Program > Papers by speaker > Hirata Hideaki

Understanding Global Productivity Cycles
Hideaki Hirata  1@  , Ergys Islamaj  2  , Ayhan Kose  2@  , Hakan Yilmazkuday  3@  
1 : HOSEI UNIV
2 : World Bank
3 : Florida International University

This paper analyzes the common drivers of sectoral productivity cycles in 13 advanced economies across 15 sectors during the past three decades. We estimate a dynamic factor model that decomposes fluctuations in sectoral productivity into four distinct components: (i) a global factor, which captures fluctuations common to all countries and sectors; (ii) sector-specific factors, which capture fluctuations common across countries within each sector; (iii) country-specific factors, which capture fluctuations common across sectors within each country; and (iv) idiosyncratic factors, which are specific to each sector in each country.

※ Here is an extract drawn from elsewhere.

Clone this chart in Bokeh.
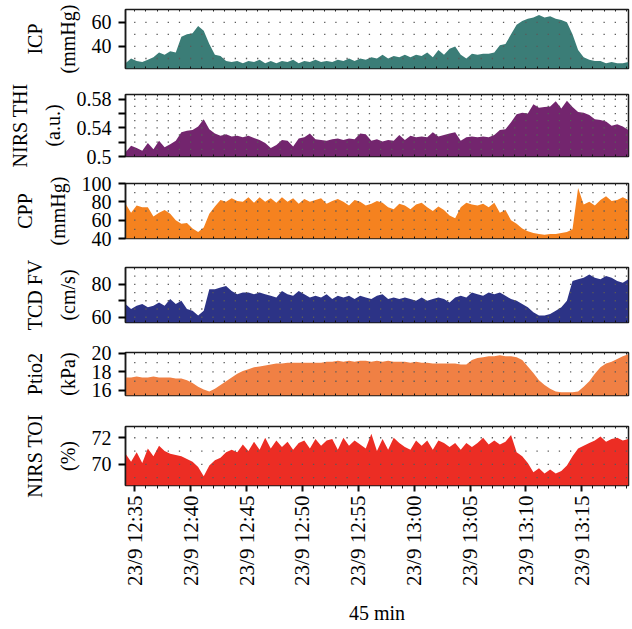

We report two major results. First, the common factors (global and sector-specific) constitute an important source of variation in sectoral productivity cycles, providing evidence for a global productivity cycle. Specifically, the global and sector-specific factors together account for about one-fourth of the variation in sectoral productivity cycles, ranging from 13 percent in the United States to 35 percent in France. Second, the global and sector-specific components of productivity fluctuations play a significant role in driving business cycle fluctuations. They, on average, account for about 42 percent of sectoral output volatility, explaining from 30 percent of the forecast error variance in Denmark to 56 percent in Germany for the one-year horizon. These findings are consistent with the predictions of a dynamic multi-country multi-sector general equilibrium model with productivity process comprising a global, sector-specific, and country-specific factors, that is calibrated to match the bilateral input-output trade linkages of 13 countries and 15 sectors.